Sharp surge in inflows into small & mid-cap funds as they outperform large caps

New Delhi: The sharp surge in inflows into small and mid-cap funds reflects the increasing risk appetite of investors as macroeconomic factors improve, foreign brokerage Jefferies said in a report.

Mutual fund flows are inclined towards Mid cap/Small caps. Data from AMFI shows that Small cap and Mid cap focused MF saw net inflows of Rs209 billion CYTD; 1.7x of inflows in Large & Multicap Equity funds. Inflows into Small cap funds were up 53 per cent 5mYoY while flows into mid cap funds were down 8 per cent; compared to large cap funds which saw inflows drying up by 95 per cent over the same period.

Small and mid caps are back in favour outperforming large-caps calendar year to date. Mid and Small cap funds have accounted for disproportionate (1.7x of inflows in Large & Multicap) inflows CYTD & trend seems to be holding up.

“We like the SMID space as it has higher share of domestic economy stocks & also 2x the share of our favourite property/industrial stocks. Large caps have very few options to play investment cycle & spillover of demand to SMID caps can drive large outperformance”, the report said.
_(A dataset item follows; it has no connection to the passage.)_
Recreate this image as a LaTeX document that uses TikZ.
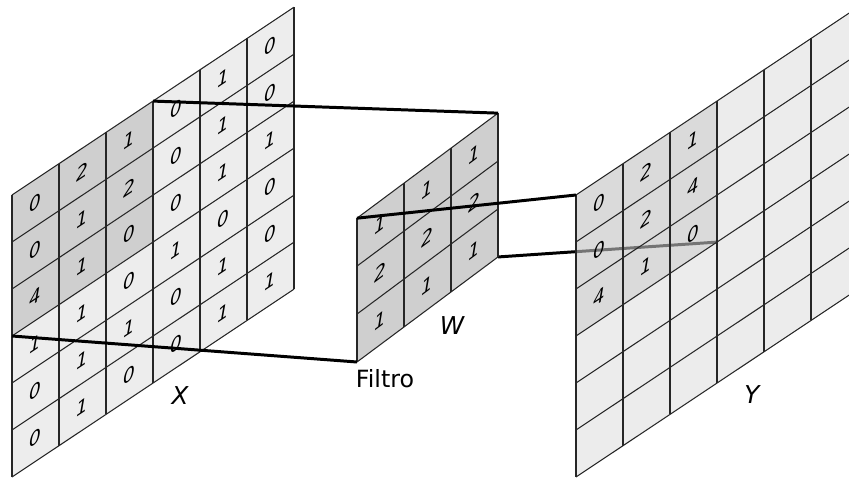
\documentclass[tikz,border=0pt]{standalone}
\usepackage{fontspec}
\setmainfont{DejaVu Sans}
\setsansfont{DejaVu Sans}
\usetikzlibrary{backgrounds}

\tikzset{
    cellline/.style={draw=black!85, line width=0.6pt},
    cellnum/.style={font=\itshape\fontsize{10.5}{12}\selectfont, text=black, transform shape, inner sep=0pt},
    conn/.style={line width=1.7pt},
    planelabel/.style={font=\itshape\fontsize{14}{16}\selectfont},
}

\begin{document}
\begin{tikzpicture}[x=0.02cm, y=0.02cm]
    \def\S{47} % cell size (px)
    \useasboundingbox (0,0) rectangle (849,478);
    \clip (0,0) rectangle (849,478);

    % input X
    \begin{scope}[shift={(12,1)}, yslant=0.666]
        \fill[black!7] (0,0) rectangle (6*\S,6*\S);
        \fill[black!19] (0,3*\S) rectangle (3*\S,6*\S);
        \foreach \i in {0,...,6}
            \draw[cellline] (\i*\S,0) -- (\i*\S,6*\S);
        \foreach \i in {0,...,6}
            \draw[cellline] (0,\i*\S) -- (6*\S,\i*\S);
        \foreach[count=\r] \row in {{0,2,1,0,1,0},{0,1,2,0,1,0},{4,1,0,0,1,1},{1,1,0,1,0,0},{0,1,1,0,1,0},{0,1,0,0,1,1}}
            \foreach[count=\c] \v in \row
                \node[cellnum] (x\r\c) at (\c*\S-.5*\S, 6.5*\S-\r*\S) {\v};
        \coordinate (xTR) at (3*\S,6*\S);
        \coordinate (xBL) at (0,3*\S);
    \end{scope}

    % filter W
    \begin{scope}[shift={(357,116)}, yslant=0.745, yscale=1.02]
        \fill[black!19] (0,0) rectangle (3*\S,3*\S);
        \foreach \i in {0,...,3}
            \draw[cellline] (\i*\S,0) -- (\i*\S,3*\S);
        \foreach \i in {0,...,3}
            \draw[cellline] (0,\i*\S) -- (3*\S,\i*\S);
        \foreach[count=\r] \row in {{1,1,1},{2,2,2},{1,1,1}}
            \foreach[count=\c] \v in \row
                \node[cellnum] (w\r\c) at (\c*\S-.5*\S, 3.5*\S-\r*\S) {\v};
        \coordinate (wTL) at (0,3*\S);
        \coordinate (wTR) at (3*\S,3*\S);
        \coordinate (wBL) at (0,0);
        \coordinate (wBR) at (3*\S,0);
    \end{scope}

    \draw[conn] (xTR) -- (wTR);
    \draw[conn] (xBL) -- (wBL);

    % output Y (see-through)
    \begin{scope}[shift={(576,1)}, yslant=0.666]
        \fill[black!12, fill opacity=0.6] (0,0) -- (6*\S,0) -- (6*\S,6*\S) -- (3*\S,6*\S)
            -- (3*\S,3*\S) -- (0,3*\S) -- cycle;
        \fill[black!24, fill opacity=0.6] (0,3*\S) rectangle (3*\S,6*\S);
        \foreach \i in {0,...,6}
            \draw[cellline] (\i*\S,0) -- (\i*\S,6*\S);
        \foreach \i in {0,...,6}
            \draw[cellline] (0,\i*\S) -- (6*\S,\i*\S);
        \foreach[count=\r] \row in {{0,2,1},{0,2,4},{4,1,0}}
            \foreach[count=\c] \v in \row
                \node[cellnum] (y\r\c) at (\c*\S-.5*\S, 6.5*\S-\r*\S) {\v};
        \coordinate (yTL) at (0,6*\S);
        \coordinate (yBR) at (3*\S,3*\S);
    \end{scope}

    \begin{scope}[on background layer]
        \draw[conn] (wBR) -- (yBR);
    \end{scope}
    \draw[conn] (wTL) -- (yTL);

    \node[planelabel] (xname) at (180,82) {X};
    \node[planelabel] (wname) at (452,152) {W};
    \node[planelabel] (yname) at (752,83) {Y};
    \node[font=\fontsize{13.5}{16}\selectfont] (filtro) at (385,99) {Filtro};
\end{tikzpicture}
\end{document}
Nifty Mid & Small cap have outperformed the large-cap NIFTY-50 index. The outperformance from the SMIDs has been a 2QCYTD phenomenon; with the improvement in macro (RBI pause, inflation falling below 5 per cent, GDP beat) and increasing evidence of a broad-based cyclical recovery being part drivers of the gains for the more domestic-focused stories, the report said.

Cyclicals have driven this outperformance. Domestic capex cycle recovery is a key theme driving SMID cap outperformance with Financial, Industrials and Property contributing 51 per cent of Mid cap index gains YTD. Indeed, 70 per cent of the 96 industrials and realty stocks among NSE500 have delivered higher gains than the median gain of 6 per cent.

Historical data suggests that Mid cap volumes track price performance quite closely. The volume share of Mid caps is currently inline with its 10yr average of 30 per cent; below the peak seen earlier in late’21, despite Mid cap index at new highs. Our overall market vols analysis also shows that non-institutional vols share at 77 per cent, is also inline with average. As such, we believe direct retail participation has yet to rise substantially in the current SMID rally, the report said.